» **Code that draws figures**
====================
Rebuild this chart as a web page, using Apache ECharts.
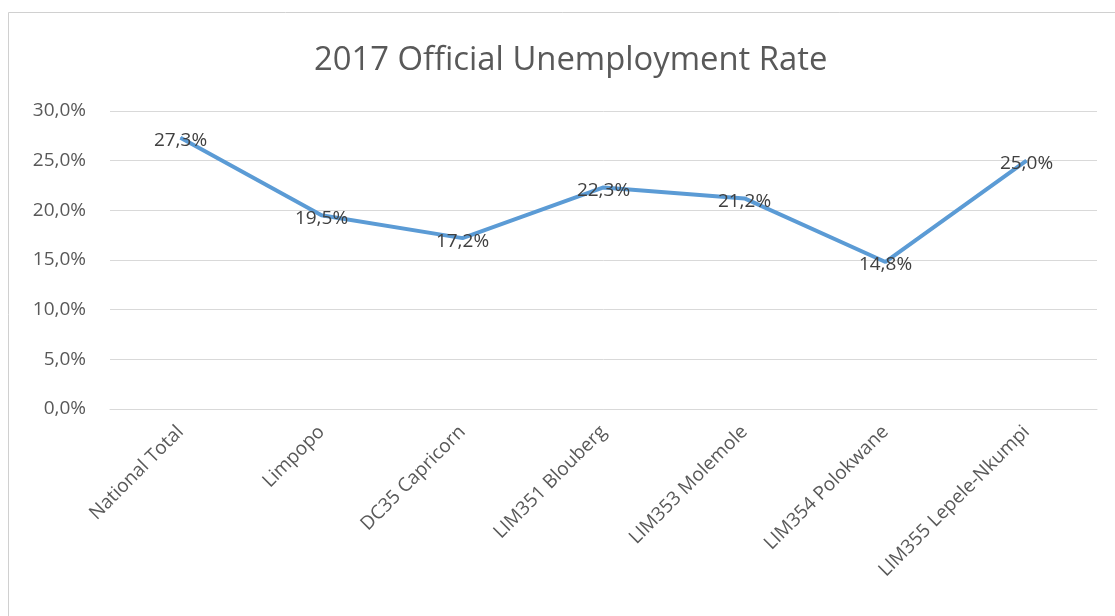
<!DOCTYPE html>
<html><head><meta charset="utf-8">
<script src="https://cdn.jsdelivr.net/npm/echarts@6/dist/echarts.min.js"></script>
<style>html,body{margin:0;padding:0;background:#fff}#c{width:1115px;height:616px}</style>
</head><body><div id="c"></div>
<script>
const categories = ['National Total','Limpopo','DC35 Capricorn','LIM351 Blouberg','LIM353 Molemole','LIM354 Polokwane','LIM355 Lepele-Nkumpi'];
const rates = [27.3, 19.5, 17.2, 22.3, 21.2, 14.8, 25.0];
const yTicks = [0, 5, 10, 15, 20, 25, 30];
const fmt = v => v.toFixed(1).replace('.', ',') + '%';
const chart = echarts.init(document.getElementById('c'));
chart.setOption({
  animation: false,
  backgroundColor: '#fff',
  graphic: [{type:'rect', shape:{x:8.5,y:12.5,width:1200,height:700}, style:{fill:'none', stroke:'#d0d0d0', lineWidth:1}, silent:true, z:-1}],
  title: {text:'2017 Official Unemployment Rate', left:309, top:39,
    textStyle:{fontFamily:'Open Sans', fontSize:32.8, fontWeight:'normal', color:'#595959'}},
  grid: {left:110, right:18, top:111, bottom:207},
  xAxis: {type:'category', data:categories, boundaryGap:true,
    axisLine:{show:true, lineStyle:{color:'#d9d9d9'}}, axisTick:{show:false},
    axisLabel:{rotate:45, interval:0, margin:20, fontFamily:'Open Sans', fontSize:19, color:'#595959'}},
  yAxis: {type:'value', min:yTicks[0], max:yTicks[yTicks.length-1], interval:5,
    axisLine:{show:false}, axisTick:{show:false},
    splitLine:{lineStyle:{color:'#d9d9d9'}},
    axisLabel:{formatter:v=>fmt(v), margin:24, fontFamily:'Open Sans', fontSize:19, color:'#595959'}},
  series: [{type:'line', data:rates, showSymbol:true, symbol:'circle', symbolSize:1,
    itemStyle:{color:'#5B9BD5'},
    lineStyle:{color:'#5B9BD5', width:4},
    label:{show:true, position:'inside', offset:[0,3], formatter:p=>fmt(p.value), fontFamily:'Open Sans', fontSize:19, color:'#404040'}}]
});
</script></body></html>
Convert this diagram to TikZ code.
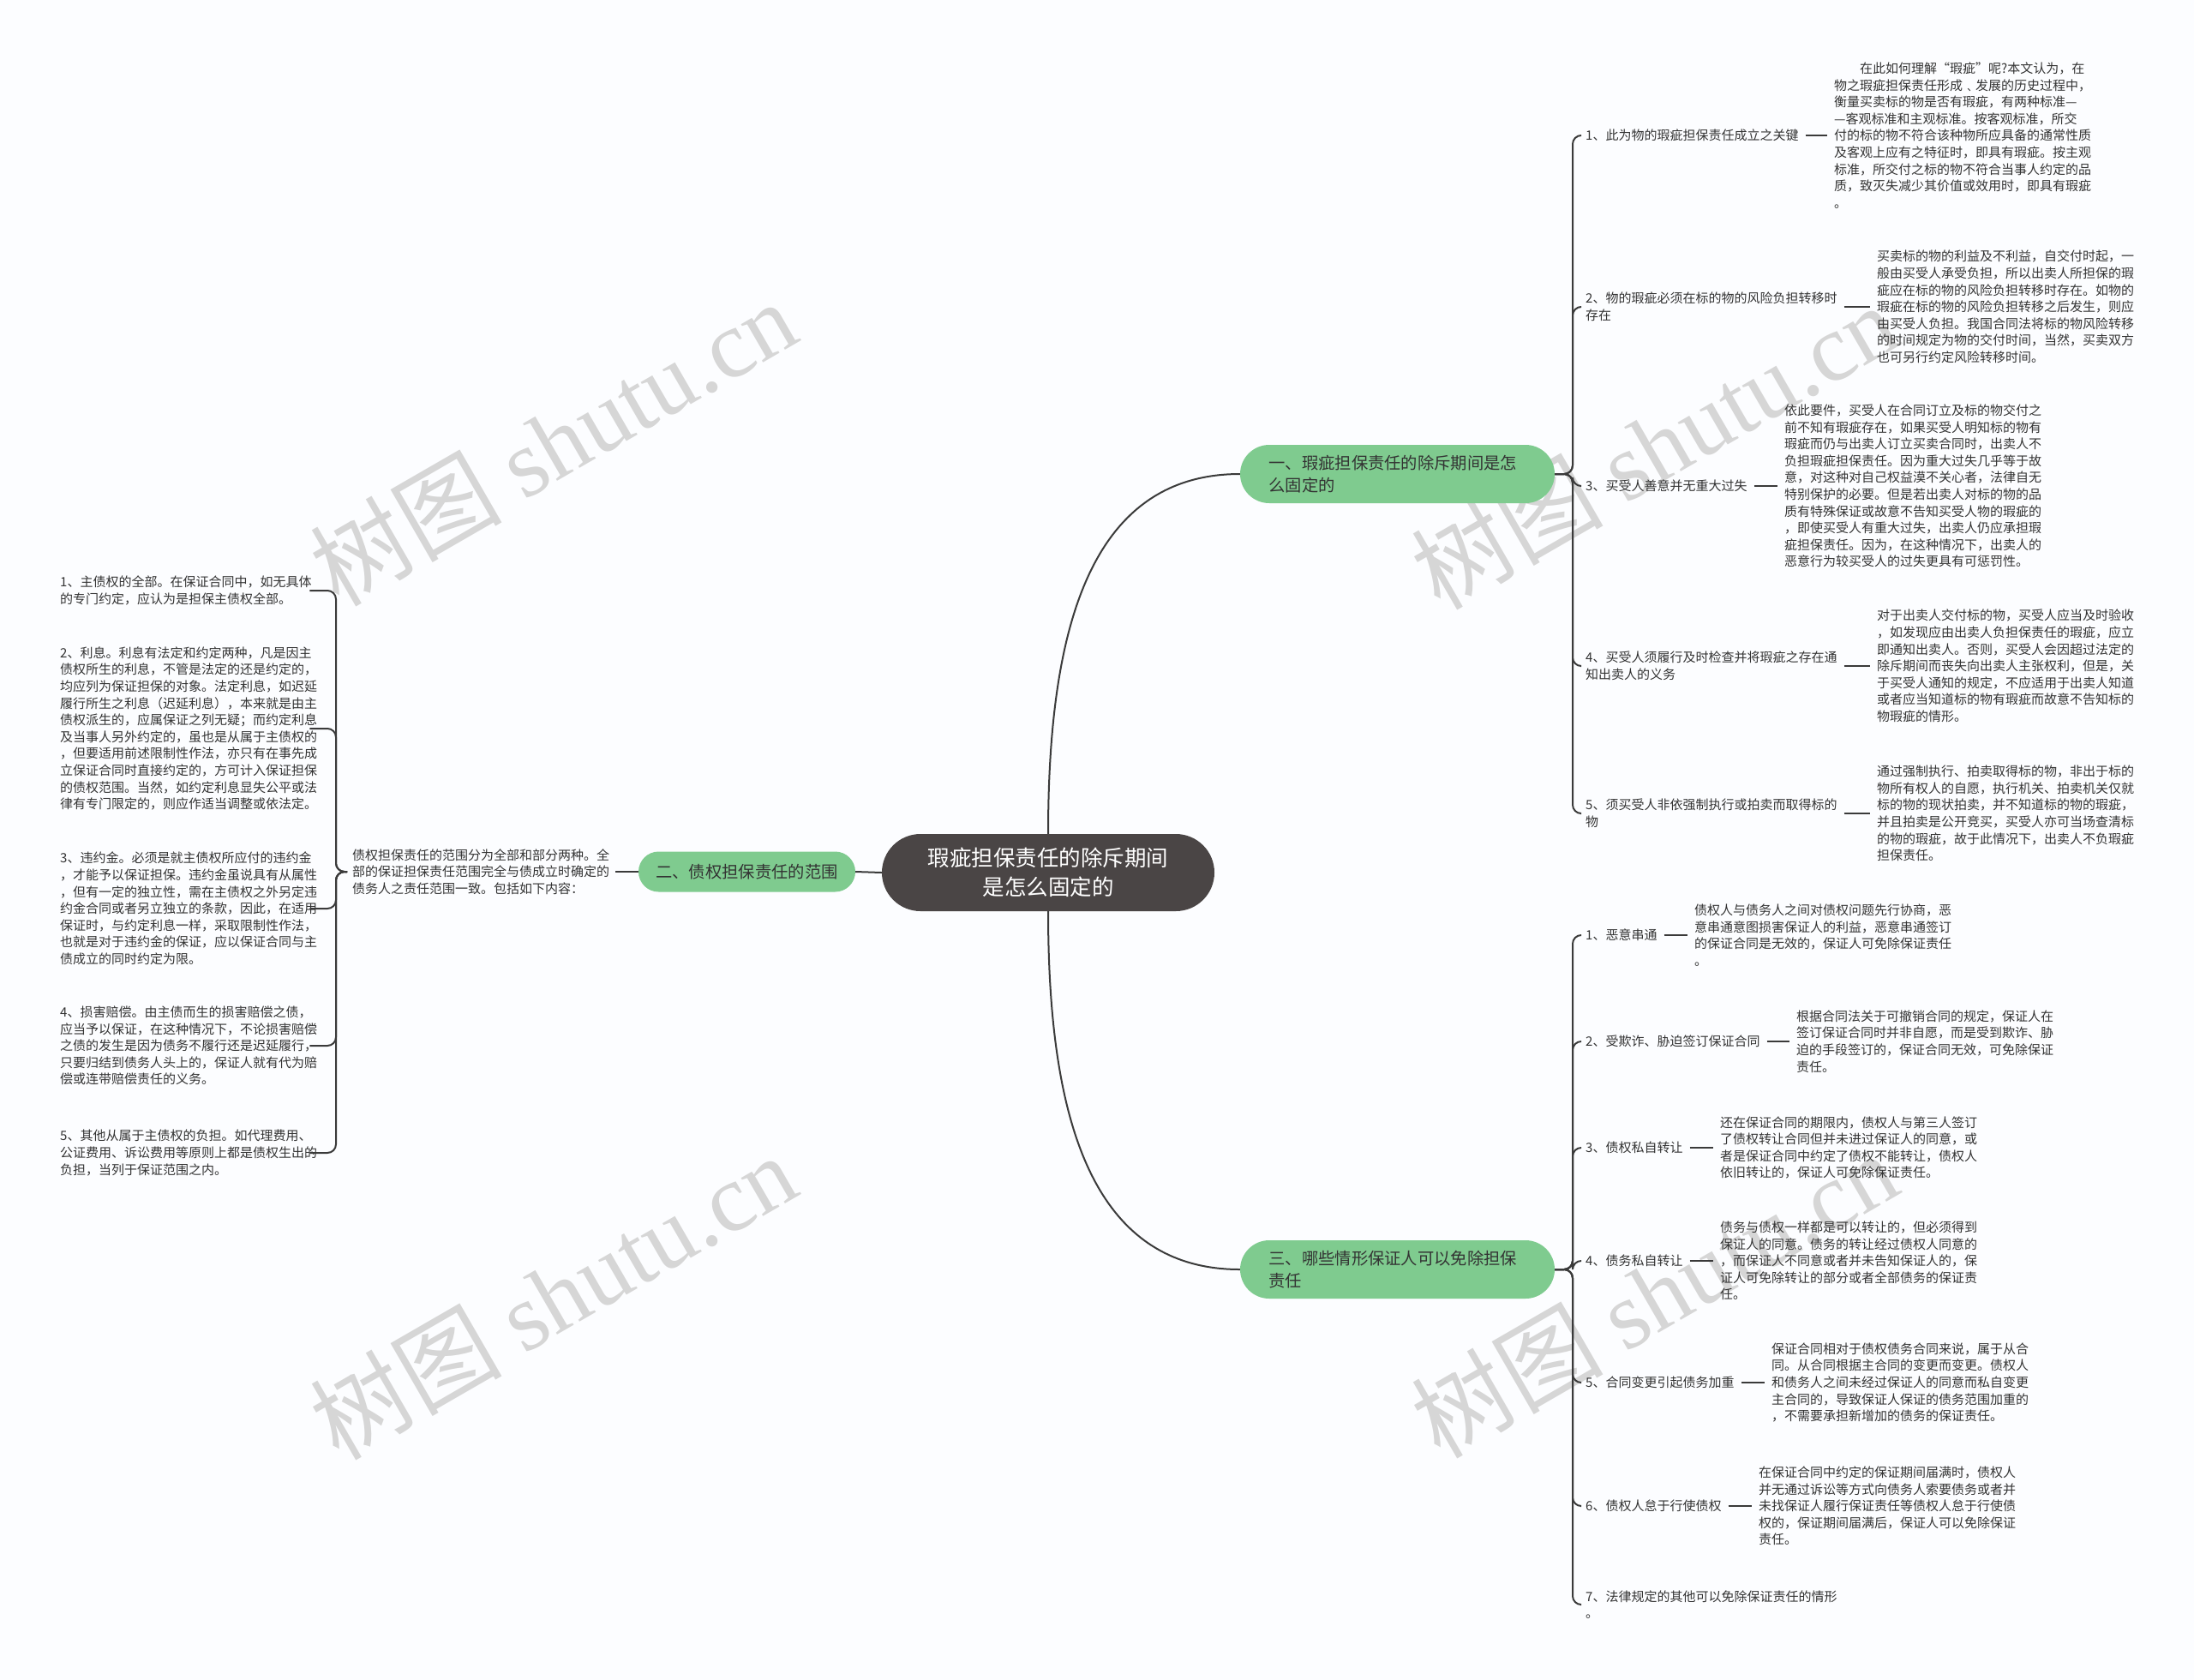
====================
» **Stated task**
Quote the records above exactly, leaving out any pictures.

» **Task result**
Rebuild this chart as a web page, using Apache ECharts.
<!DOCTYPE html>
<html><head><meta charset="utf-8">
<script src="https://cdn.jsdelivr.net/npm/echarts@6/dist/echarts.min.js"></script>
<style>html,body{margin:0;padding:0;background:#fff}#c{width:1115px;height:616px}</style>
</head><body><div id="c"></div>
<script>
const categories = ['National Total','Limpopo','DC35 Capricorn','LIM351 Blouberg','LIM353 Molemole','LIM354 Polokwane','LIM355 Lepele-Nkumpi'];
const rates = [27.3, 19.5, 17.2, 22.3, 21.2, 14.8, 25.0];
const yTicks = [0, 5, 10, 15, 20, 25, 30];
const fmt = v => v.toFixed(1).replace('.', ',') + '%';
const chart = echarts.init(document.getElementById('c'));
chart.setOption({
  animation: false,
  backgroundColor: '#fff',
  graphic: [{type:'rect', shape:{x:8.5,y:12.5,width:1200,height:700}, style:{fill:'none', stroke:'#d0d0d0', lineWidth:1}, silent:true, z:-1}],
  title: {text:'2017 Official Unemployment Rate', left:309, top:39,
    textStyle:{fontFamily:'Open Sans', fontSize:32.8, fontWeight:'normal', color:'#595959'}},
  grid: {left:110, right:18, top:111, bottom:207},
  xAxis: {type:'category', data:categories, boundaryGap:true,
    axisLine:{show:true, lineStyle:{color:'#d9d9d9'}}, axisTick:{show:false},
    axisLabel:{rotate:45, interval:0, margin:20, fontFamily:'Open Sans', fontSize:19, color:'#595959'}},
  yAxis: {type:'value', min:yTicks[0], max:yTicks[yTicks.length-1], interval:5,
    axisLine:{show:false}, axisTick:{show:false},
    splitLine:{lineStyle:{color:'#d9d9d9'}},
    axisLabel:{formatter:v=>fmt(v), margin:24, fontFamily:'Open Sans', fontSize:19, color:'#595959'}},
  series: [{type:'line', data:rates, showSymbol:true, symbol:'circle', symbolSize:1,
    itemStyle:{color:'#5B9BD5'},
    lineStyle:{color:'#5B9BD5', width:4},
    label:{show:true, position:'inside', offset:[0,3], formatter:p=>fmt(p.value), fontFamily:'Open Sans', fontSize:19, color:'#404040'}}]
});
</script></body></html>
Convert this diagram to TikZ code.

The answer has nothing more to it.